The 7,000 Spanish troops at the city of Guantánamo – only away – did not march to the aid of Linares' besieged army, because prior to the cutting of his communications, General Pareja had been directed by his superiors to hold the city of Guantánamo at all costs. This was so ordered because the Spanish feared that the Guantánamo valley might be used as an invasion route by U.S. forces, as the English had once used it to advance on Santiago. After the Navy cut the cables and established a base at Guantánamo Bay, General Pareja remained in complete ignorance concerning the course of the war because the Cuban insurgents maintained such a tight ring about the city that not one messenger got through their lines. Fifteen were caught and executed as spies. None of General Linares' frantic requests for aid reached Pareja.
The threat posed by U.S. Naval forces and a battalion of Marines at Guantánamo Bay, plus the stranglehold on land communications by 1,000 Cuban insurgents, effectively pinned down an army of 7,000 men which might have changed the outcome of the fighting at Santiago. Less than a week after the surrender of Santiago, the base at Guantánamo Bay was used to launch the invasion of Puerto Rico, to the east. Three thousand five hundred troops under General Miles sailed from the Bay on 21 July. This was the last important event in the Spanish–American War phase of Guantánamo Bay; on August 12, the war ended with the signing of the peace protocol and an armistice.

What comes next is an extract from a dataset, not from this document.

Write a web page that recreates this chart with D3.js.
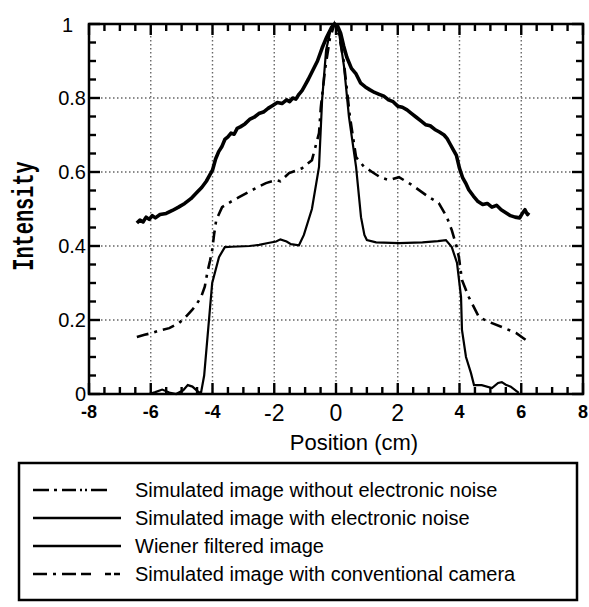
<!DOCTYPE html>
<html><head><meta charset="utf-8">
<script src="https://cdn.jsdelivr.net/npm/d3@7"></script>
<style>body{margin:0;background:#fff}</style>
</head><body><svg id="c" width="589" height="607"></svg>
<script>
// ---- data ----
const xTicks = [-8,-6,-4,-2,0,2,4,6,8];
const yTicks = [0,0.2,0.4,0.6,0.8,1];
const yTickLabels = ["0","0.2","0.4","0.6","0.8","1"];
const legendLabels = [
  "Simulated image without electronic noise",
  "Simulated image with electronic noise",
  "Wiener filtered image",
  "Simulated image with conventional camera"
];
const noisyX = [-6.45,-6.35,-6.25,-6.15,-6.05,-5.95,-5.85,-5.7,-5.5,-5.3,-5.1,-4.9,-4.7,-4.5,-4.35,-4.2,-4.1,-4.0,-3.9,-3.8,-3.7,-3.6,-3.5,-3.4,-3.3,-3.2,-3.1,-2.95,-2.8,-2.65,-2.5,-2.35,-2.2,-2.05,-1.9,-1.75,-1.6,-1.5,-1.4,-1.3,-1.2,-1.1,-1.0,-0.9,-0.75,-0.6,-0.45,-0.3,-0.15,-0.05,0.05,0.15,0.25,0.35,0.5,0.65,0.8,0.95,1.1,1.25,1.4,1.55,1.7,1.85,2.0,2.15,2.3,2.45,2.6,2.75,2.9,3.05,3.2,3.35,3.5,3.6,3.7,3.8,3.9,4.0,4.1,4.2,4.3,4.45,4.6,4.75,4.9,5.05,5.2,5.35,5.5,5.65,5.8,5.95,6.05,6.12,6.2,6.25];
const noisyY = [0.462,0.470,0.465,0.478,0.472,0.482,0.476,0.485,0.488,0.496,0.505,0.515,0.528,0.545,0.558,0.575,0.59,0.605,0.635,0.655,0.668,0.688,0.695,0.705,0.702,0.718,0.722,0.73,0.742,0.748,0.758,0.762,0.772,0.78,0.788,0.785,0.795,0.79,0.8,0.797,0.81,0.82,0.835,0.85,0.875,0.9,0.935,0.965,0.99,1.0,0.995,0.975,0.94,0.91,0.88,0.865,0.84,0.83,0.822,0.815,0.81,0.805,0.795,0.79,0.778,0.775,0.768,0.758,0.748,0.738,0.728,0.725,0.715,0.708,0.7,0.69,0.675,0.66,0.645,0.61,0.585,0.57,0.552,0.535,0.52,0.512,0.515,0.505,0.51,0.498,0.49,0.482,0.478,0.476,0.49,0.498,0.485,0.49];
const wienerX = [-6.05,-5.85,-5.63,-5.4,-5.18,-4.95,-4.8,-4.65,-4.45,-4.37,-4.27,-4.01,-3.79,-3.6,-3.37,-2.8,-2.49,-2.2,-1.94,-1.8,-1.6,-1.46,-1.2,-1.04,-0.78,-0.55,-0.45,-0.32,-0.16,-0.03,0.1,0.26,0.42,0.65,0.81,0.92,1.0,1.3,2.04,2.8,3.3,3.56,3.75,3.92,4.05,4.08,4.21,4.37,4.47,4.72,5.05,5.25,5.37,5.5,5.66,5.92];
const wienerY = [0.0,0.005,0.012,0.004,0.0,0.01,0.024,0.02,0.005,0.004,0.05,0.3,0.37,0.397,0.398,0.4,0.403,0.408,0.412,0.418,0.412,0.405,0.402,0.43,0.5,0.614,0.795,0.93,0.99,1.0,0.976,0.885,0.749,0.614,0.478,0.43,0.416,0.41,0.408,0.41,0.413,0.416,0.397,0.354,0.262,0.173,0.1,0.057,0.024,0.024,0.016,0.03,0.032,0.025,0.02,0.003];
const cameraX = [-6.45,-6.2,-5.95,-5.7,-5.4,-5.08,-4.85,-4.66,-4.5,-4.37,-4.25,-4.17,-4.08,-4.01,-3.95,-3.88,-3.69,-3.4,-3.14,-2.72,-2.27,-1.94,-1.8,-1.52,-1.1,-0.78,-0.55,-0.49,-0.35,-0.2,-0.05,0.1,0.25,0.45,0.65,0.9,1.17,1.45,1.72,2.04,2.46,3.01,3.33,3.59,3.75,3.9,3.98,4.08,4.3,4.63,4.95,5.37,5.83,6.15];
const cameraY = [0.154,0.16,0.165,0.172,0.178,0.192,0.21,0.227,0.245,0.262,0.29,0.327,0.36,0.389,0.43,0.47,0.505,0.52,0.532,0.551,0.57,0.578,0.575,0.597,0.61,0.632,0.705,0.776,0.88,0.96,1.0,0.97,0.9,0.75,0.64,0.615,0.6,0.585,0.578,0.586,0.565,0.532,0.516,0.478,0.443,0.40,0.37,0.308,0.262,0.208,0.195,0.181,0.165,0.146];

// ---- layout ----
const svg = d3.select("#c");
const L = 89, R = 583, T = 24, B = 394;
const x = d3.scaleLinear().domain([-8,8]).range([L,R]);
const y = d3.scaleLinear().domain([0,1]).range([B,T]);

// grid
const g = svg.append("g");
g.selectAll(".gx").data(xTicks.slice(1,-1)).join("line")
  .attr("x1",d=>x(d)).attr("x2",d=>x(d)).attr("y1",T).attr("y2",B)
  .attr("stroke","#666").attr("stroke-width",1.4).attr("stroke-dasharray","1.5,2.5");
g.selectAll(".gy").data(yTicks.slice(1,-1)).join("line")
  .attr("x1",L).attr("x2",R).attr("y1",d=>y(d)).attr("y2",d=>y(d))
  .attr("stroke","#666").attr("stroke-width",1.4).attr("stroke-dasharray","1.5,2.5");

// ticks (inward, on all four sides)
const xMinor = d3.range(-8,8.01,0.5);
const yMinor = d3.range(0,1.001,0.05);
const isMajX = d => Math.abs(d/2 - Math.round(d/2))<1e-6;
const isMajY = d => Math.abs(d/0.2 - Math.round(d/0.2))<1e-6;
const tk = svg.append("g").attr("stroke","#000").attr("stroke-width",2.4);
xMinor.forEach(d=>{
  const len = isMajX(d)?11:7;
  tk.append("line").attr("x1",x(d)).attr("x2",x(d)).attr("y1",B).attr("y2",B-len);
  tk.append("line").attr("x1",x(d)).attr("x2",x(d)).attr("y1",T).attr("y2",T+len);
});
yMinor.forEach(d=>{
  const len = isMajY(d)?11:7;
  tk.append("line").attr("y1",y(d)).attr("y2",y(d)).attr("x1",L).attr("x2",L+len);
  tk.append("line").attr("y1",y(d)).attr("y2",y(d)).attr("x1",R).attr("x2",R-len);
});

// frame
svg.append("rect").attr("x",L).attr("y",T).attr("width",R-L).attr("height",B-T)
  .attr("fill","none").attr("stroke","#000").attr("stroke-width",2.5);

// tick labels
svg.append("g").selectAll("text").data(xTicks).join("text")
  .attr("x",d=>x(d)).attr("y",d=>Math.abs(d)<=2?421:418).attr("text-anchor","middle")
  .attr("font-family","Liberation Sans")
  .attr("font-size",d=>Math.abs(d)<=2?23:18)
  .attr("font-weight",d=>Math.abs(d)<=2?"normal":"bold")
  .text(d=>d);
svg.append("g").selectAll("text").data(yTicks).join("text")
  .attr("x",d=>d===1?73:86).attr("y",d=>y(d)+(d===1?8:7)).attr("text-anchor","end")
  .attr("font-family","Liberation Sans").attr("font-size",20).text((d,i)=>yTickLabels[i]);

// axis titles
svg.append("text").attr("x",354).attr("y",450).attr("text-anchor","middle")
  .attr("font-family","Liberation Sans").attr("font-size",22).text("Position (cm)");
svg.append("text").attr("transform","translate(33,216) rotate(-90) scale(0.7,1)").attr("text-anchor","middle")
  .attr("font-family","Liberation Mono").attr("font-weight","bold").attr("font-size",29).text("Intensity");

// curves
const line = d3.line().x(d=>x(d[0])).y(d=>y(d[1])).curve(d3.curveLinear);
const pts = (xs,ys)=>xs.map((v,i)=>[v,ys[i]]);
svg.append("path").datum(pts(cameraX,cameraY)).attr("d",line)
  .attr("fill","none").attr("stroke","#000").attr("stroke-width",2.6)
  .attr("stroke-dasharray","12,6,3,6");
svg.append("path").datum(pts(wienerX,wienerY)).attr("d",line)
  .attr("fill","none").attr("stroke","#000").attr("stroke-width",2.2);
svg.append("path").datum(pts(noisyX,noisyY)).attr("d",line)
  .attr("fill","none").attr("stroke","#000").attr("stroke-width",3.6).attr("stroke-linejoin","round");

// legend
const lg = svg.append("g");
lg.append("rect").attr("x",19).attr("y",463).attr("width",558).attr("height",137)
  .attr("fill","none").attr("stroke","#000").attr("stroke-width",2.5);
const dashes = ["16,5,3,5,14,4,2,3,2,4,16","none","none","14,6,3,6,14,5,10"];
legendLabels.forEach((t,i)=>{
  const yy = 490 + i*28;
  lg.append("line").attr("x1",33).attr("x2",121).attr("y1",yy).attr("y2",yy)
    .attr("stroke","#000").attr("stroke-width",2.6)
    .attr("stroke-dasharray",dashes[i]==="none"?null:dashes[i]);
  lg.append("text").attr("x",135).attr("y",yy+7).attr("font-family","Liberation Sans")
    .attr("font-size",20).text(t);
});
</script></body></html>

The new U.S. Naval Base was not formalized by lease agreement between the U.S. and Cuba until five years later, when in 1903 it was acquired as a "coaling and Naval station", but its worth was already proven.
Lt. Col. Huntington's Marine First Battalion, which had reembarked aboard the during the siege and surrender of Santiago, sailed for the United States, and after a stop at New York, arrived at Portsmouth Harbor, disembarking her marines on the evening of 24 August 1898.